(Records excerpted from a collection)
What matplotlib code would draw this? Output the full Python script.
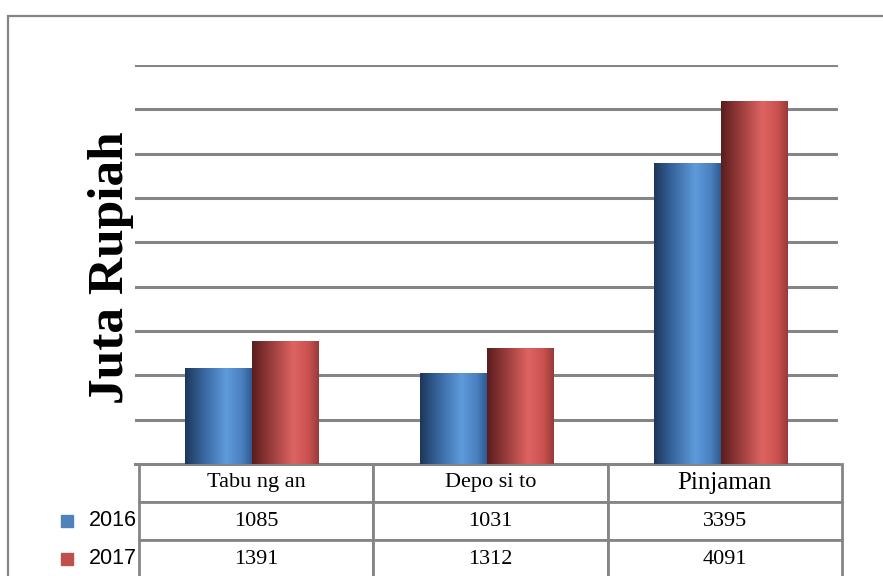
import numpy as np
import matplotlib.pyplot as plt
from matplotlib.colors import LinearSegmentedColormap
from matplotlib.patches import Rectangle

categories = ['Tabungan', 'Deposito', 'Pinjaman']
header_labels = ['Tabu ng an', 'Depo si to', 'Pinjaman']
years = ['2016', '2017']
values_2016 = [1085, 1031, 3395]
values_2017 = [1391, 1312, 4091]

series = [values_2016, values_2017]
legend_colors = ['#4f81bd', '#c0504d']
# cylinder-ish shading, dark on the left, light past the middle
cmaps = [
    LinearSegmentedColormap.from_list('blue_shade', [
        (0.0, '#1d3659'), (0.25, '#35629a'), (0.62, '#5e9bdb'),
        (0.85, '#4b80c0'), (1.0, '#2e5a90')]),
    LinearSegmentedColormap.from_list('red_shade', [
        (0.0, '#5a1d1d'), (0.25, '#923838'), (0.62, '#de6462'),
        (0.85, '#c9514f'), (1.0, '#983a39')]),
]

GRID = '#858585'
fig = plt.figure(figsize=(8.83, 5.76), dpi=100)
ax = fig.add_axes([135 / 883, 1 - 464 / 576, 703 / 883, 399 / 576])

x = np.arange(len(categories))
w = 0.285
grad = np.linspace(0, 1, 256).reshape(1, -1)
for i, vals in enumerate(series):
    bars = ax.bar(x + (i - 0.5) * w, vals, w, color='none', edgecolor='none', zorder=3)
    for b in bars:
        x0, y0 = b.get_x(), b.get_y()
        im = ax.imshow(grad, cmap=cmaps[i], aspect='auto', zorder=3,
                       extent=[x0, x0 + b.get_width(), y0, y0 + b.get_height()])
        im.set_clip_path(b)

ax.set_xlim(-0.5, len(categories) - 0.5)
ax.set_ylim(0, 4500)
ax.set_yticks(np.arange(500, 4501, 500))
ax.yaxis.grid(True, color=GRID, linewidth=2.2)
ax.set_axisbelow(True)
ax.tick_params(left=False, bottom=False, labelleft=False, labelbottom=False)
for s in ['top', 'right', 'left']:
    ax.spines[s].set_visible(False)
ax.spines['bottom'].set_color(GRID)
ax.spines['bottom'].set_linewidth(2.2)

# data table under the plot
tbl_h = 114 / 399
cell_text = [header_labels] + [[str(v) for v in vals] for vals in series]
tbl = ax.table(cellText=cell_text, cellLoc='center',
               bbox=[4 / 703, -tbl_h, 1.0, tbl_h])
tbl.auto_set_font_size(False)
for (r, c), cell in tbl.get_celld().items():
    cell.set_edgecolor(GRID)
    cell.set_linewidth(2.0)
    t = cell.get_text()
    t.set_fontfamily('Liberation Serif')
    if r == 0:
        t.set_fontsize(18 if c == 2 else 16)
    else:
        t.set_fontsize(16)

row_h = tbl_h / 3
for i, yr in enumerate(years):
    yc = -row_h * (i + 1.5)
    ax.text(0.003, yc, yr, transform=ax.transAxes, ha='right', va='center',
            fontsize=15.5, family='Liberation Sans', clip_on=False)
    ax.plot([-0.0967], [yc], marker='s', markersize=8, color=legend_colors[i],
            transform=ax.transAxes, clip_on=False)

fig.text(111 / 883, 1 - 268 / 576, 'Juta Rupiah', rotation=90, ha='center', va='center',
         fontsize=37, fontweight='bold', family='Liberation Serif')

# outer chart frame
fig.patches.append(Rectangle((8 / 883, -0.1), 1.2, 0.1 + 1 - 16 / 576, transform=fig.transFigure,
                             fill=False, edgecolor='#858585', linewidth=1.6))

fig.savefig('out.png', dpi=100)
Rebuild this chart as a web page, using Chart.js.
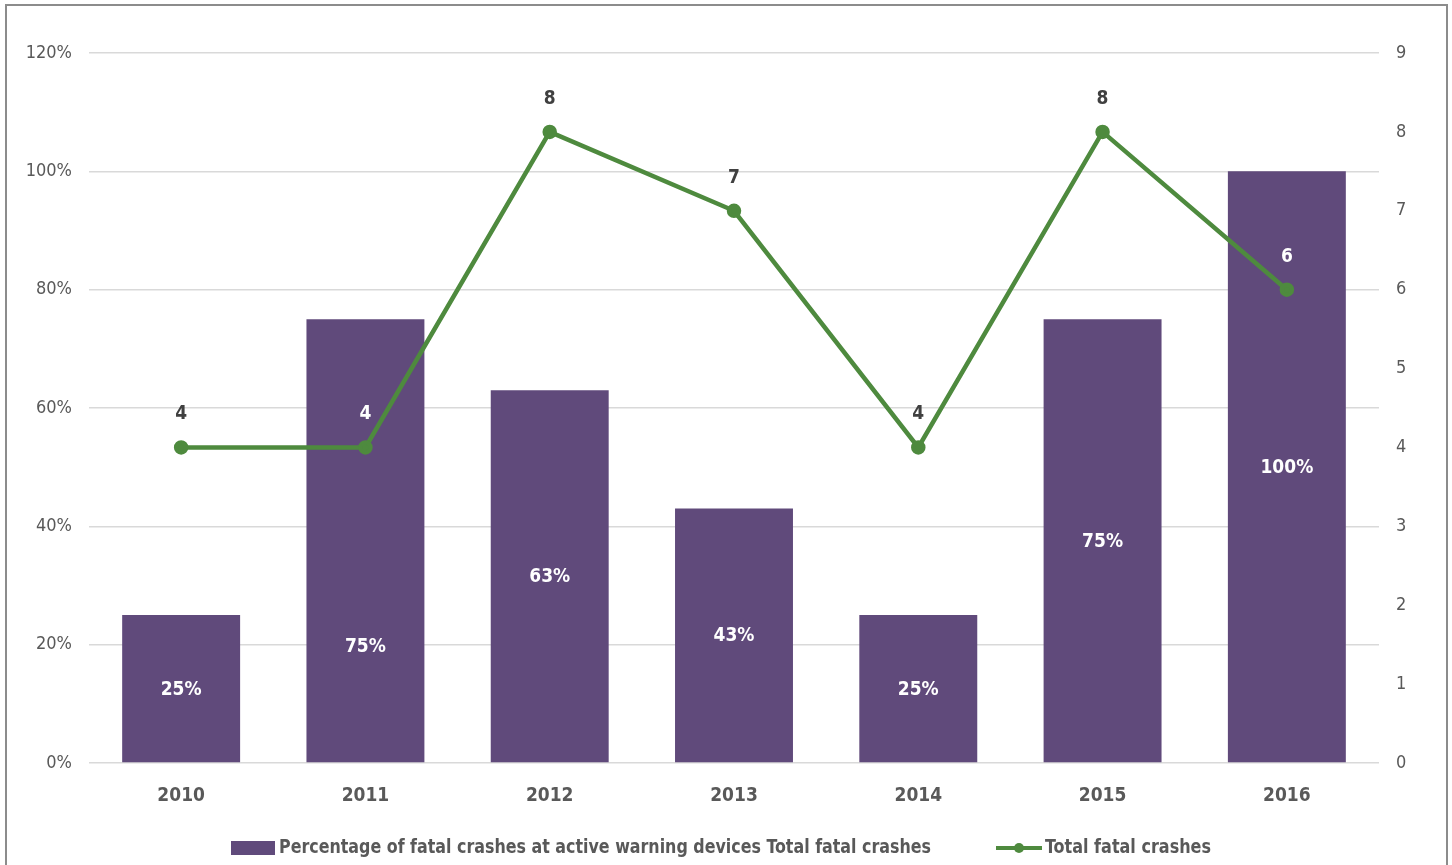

WRITTEN REQUEST → Return the lines exactly as they stand, from the start of the entries through the line holding "from matplotlib.patches import Rectangle"; omit the pictures.

CORRECT OUTPUT →
What matplotlib code would draw this? Output the full Python script.
import numpy as np
import matplotlib.pyplot as plt
from matplotlib.colors import LinearSegmentedColormap
from matplotlib.patches import Rectangle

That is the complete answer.